Unfortunately, the skills that brought about that culinary subversion did not arrive on an island that lived, in those time, at the mercy of the scarce resources that Spain provided.


It is evident that the great “learned” cuisine emerges and develops in those countries where an excellent traditional cuisine already existed, delicious and varied, to serve as a foundation.  Daily Dominican cuisine, based on products of the earth and linked to a cultural heritage, has evolved very little in the last fifty years.


The great national cooks consecrate their art preferably in the production of dishes for those “in the know”, that is, gourmets, with a pronounced turn toward French, Italian or Spanish cuisine.  We lack, save exceptions that are not always praiseworthy, restaurants and establishments where the national culinary tradition is the object of innovation and study and those chefs that, in their search and reflection, are guided by great artistic sensibilities.


The desire to remedy a certain lack, that is, a monotony in typical cuisine, has brought us to import foreign dishes of marked taste.  But these do not only represent exotic foods, but also fabrications of popular or country origin.  This is the case, for example, of Neapolitan pizza, Bolognese lasagna, Morrocan cous cous, the chop suey of the Californian Chinatown and Japanese sushi and sashimi.  These regional foods, among others, satisfy the globalizing appetites of the national middle class and its international whims while smothering the flowering of a true gastronomy founded on the country’s products and uses.


It is impossible to ignore, in addition, that the gastronomic revolutions are also revolutions of terminology.  As is the case of the “new French cuisine”, the nouvelle cuisine, it is more a semantic device, an artifice, than a true transformation.  In 1978, the journalist Honoré Bostel mocked the rhetorical innovations of this school of thought (little more than extravagant, with insipid results).


Our flamboyant economic elites frequent French, Italian and Spanish restaurants.  At times they attend only for the excitement of the menu: lamb tongue in gelatin, pheasant chaud-froid, salmon darnes, stuffed hake in Montpellier butter.


Gastronomy, like any custom, changes and forms its values with time and circumstance.  Our own cuisine has truly varied little and prospered during the last century.

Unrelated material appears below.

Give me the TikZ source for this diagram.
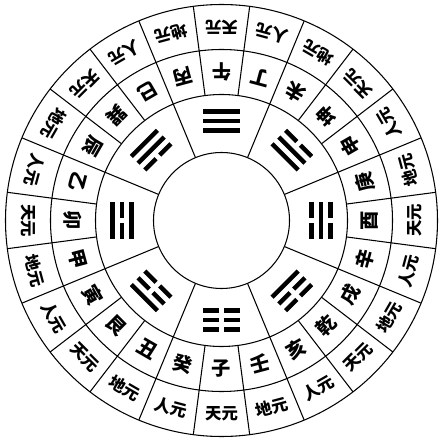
\documentclass[tikz,border=0pt]{standalone}
\usepackage{fontspec}
\newfontfamily\cjk{Noto Sans CJK SC}

\tikzset{
	mtn/.style={font=\cjk\bfseries\fontsize{16.5}{16.5}\selectfont,inner sep=0pt},
	yuan/.style={font=\cjk\bfseries\fontsize{14}{14}\selectfont,inner sep=0pt},
	yao/.style={line width=3.8pt}
}

\begin{document}
\begin{tikzpicture}[x=0.3mm,y=0.3mm,line width=0.9pt]
		\useasboundingbox (-221.5,-223.5) rectangle (222.5,220.5);

		%rings
		\draw (0,0) circle (68);
		\draw (0,0) circle (126);
		\draw (0,0) circle (171);
		\draw (0,0) circle (216);

		%spokes
		\foreach \k in {0,...,23}
			\draw (97.5+15*\k:126) -- (97.5+15*\k:216);
		\foreach \k in {0,...,7}
			\draw (22.5+45*\k:68) -- (22.5+45*\k:126);

		%trigrams, lines from outer to inner
		\foreach \ang/\p/\q/\r in {90/1/1/1, 135/1/1/0, 180/1/0/1, 225/1/0/0,
				270/0/0/0, 315/0/0/1, 0/0/1/0, 45/0/1/1} {
			\begin{scope}[rotate=\ang-90]
				\foreach \rad/\s in {109/\p, 99.5/\q, 90/\r} {
					\ifnum\s=1
						\draw[yao] (-18.5,\rad) -- (18.5,\rad);
					\else
						\draw[yao] (-18.5,\rad) -- (-2.5,\rad) (2.5,\rad) -- (18.5,\rad);
					\fi
				}
			\end{scope}
		}

		%mountains
		\node[mtn,rotate=180] (m1) at (90:148.5) {午};
		\node[mtn,rotate=165] (m2) at (75:148.5) {丁};
		\node[mtn,rotate=150] (m3) at (60:148.5) {未};
		\node[mtn,rotate=135] (m4) at (45:148.5) {坤};
		\node[mtn,rotate=120] (m5) at (30:148.5) {申};
		\node[mtn,rotate=105] (m6) at (15:148.5) {庚};
		\node[mtn,rotate=90] (m7) at (0:148.5) {酉};
		\node[mtn,rotate=75] (m8) at (-15:148.5) {辛};
		\node[mtn,rotate=60] (m9) at (-30:148.5) {戌};
		\node[mtn,rotate=45] (m10) at (-45:148.5) {乾};
		\node[mtn,rotate=30] (m11) at (-60:148.5) {亥};
		\node[mtn,rotate=15] (m12) at (-75:148.5) {壬};
		\node[mtn,rotate=0] (m13) at (-90:148.5) {子};
		\node[mtn,rotate=-15] (m14) at (-105:148.5) {癸};
		\node[mtn,rotate=-30] (m15) at (-120:148.5) {丑};
		\node[mtn,rotate=-45] (m16) at (-135:148.5) {艮};
		\node[mtn,rotate=-60] (m17) at (-150:148.5) {寅};
		\node[mtn,rotate=-75] (m18) at (-165:148.5) {甲};
		\node[mtn,rotate=-90] (m19) at (-180:148.5) {卯};
		\node[mtn,rotate=-105] (m20) at (-195:148.5) {乙};
		\node[mtn,rotate=-120] (m21) at (-210:148.5) {辰};
		\node[mtn,rotate=-135] (m22) at (-225:148.5) {巽};
		\node[mtn,rotate=-150] (m23) at (-240:148.5) {巳};
		\node[mtn,rotate=-165] (m24) at (-255:148.5) {丙};

		%outer ring
		\node[yuan,rotate=180] (y1) at (90:193.5) {天元};
		\node[yuan,rotate=165] (y2) at (75:193.5) {人元};
		\node[yuan,rotate=150] (y3) at (60:193.5) {地元};
		\node[yuan,rotate=135] (y4) at (45:193.5) {天元};
		\node[yuan,rotate=120] (y5) at (30:193.5) {人元};
		\node[yuan,rotate=105] (y6) at (15:193.5) {地元};
		\node[yuan,rotate=90] (y7) at (0:193.5) {天元};
		\node[yuan,rotate=75] (y8) at (-15:193.5) {人元};
		\node[yuan,rotate=60] (y9) at (-30:193.5) {地元};
		\node[yuan,rotate=45] (y10) at (-45:193.5) {天元};
		\node[yuan,rotate=30] (y11) at (-60:193.5) {人元};
		\node[yuan,rotate=15] (y12) at (-75:193.5) {地元};
		\node[yuan,rotate=0] (y13) at (-90:193.5) {天元};
		\node[yuan,rotate=-15] (y14) at (-105:193.5) {人元};
		\node[yuan,rotate=-30] (y15) at (-120:193.5) {地元};
		\node[yuan,rotate=-45] (y16) at (-135:193.5) {天元};
		\node[yuan,rotate=-60] (y17) at (-150:193.5) {人元};
		\node[yuan,rotate=-75] (y18) at (-165:193.5) {地元};
		\node[yuan,rotate=-90] (y19) at (-180:193.5) {天元};
		\node[yuan,rotate=-105] (y20) at (-195:193.5) {人元};
		\node[yuan,rotate=-120] (y21) at (-210:193.5) {地元};
		\node[yuan,rotate=-135] (y22) at (-225:193.5) {天元};
		\node[yuan,rotate=-150] (y23) at (-240:193.5) {人元};
		\node[yuan,rotate=-165] (y24) at (-255:193.5) {地元};

\end{tikzpicture}
\end{document}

Imprisoned in the home, exiled from public establishments, distanced from all intelligent and imaginative contact, the national cuisine has reclaimed retoños, brotes lozanos and others, renewed and illuminated by talent and fantasy.  With so much fast food in the streets and plazas, with so many foreign hamburgers, we run the risk of losing the little that is left of our cuisine, as we have irremissibly lost the merengue or as we are losing the language. Perhaps each instant is unraveling our history.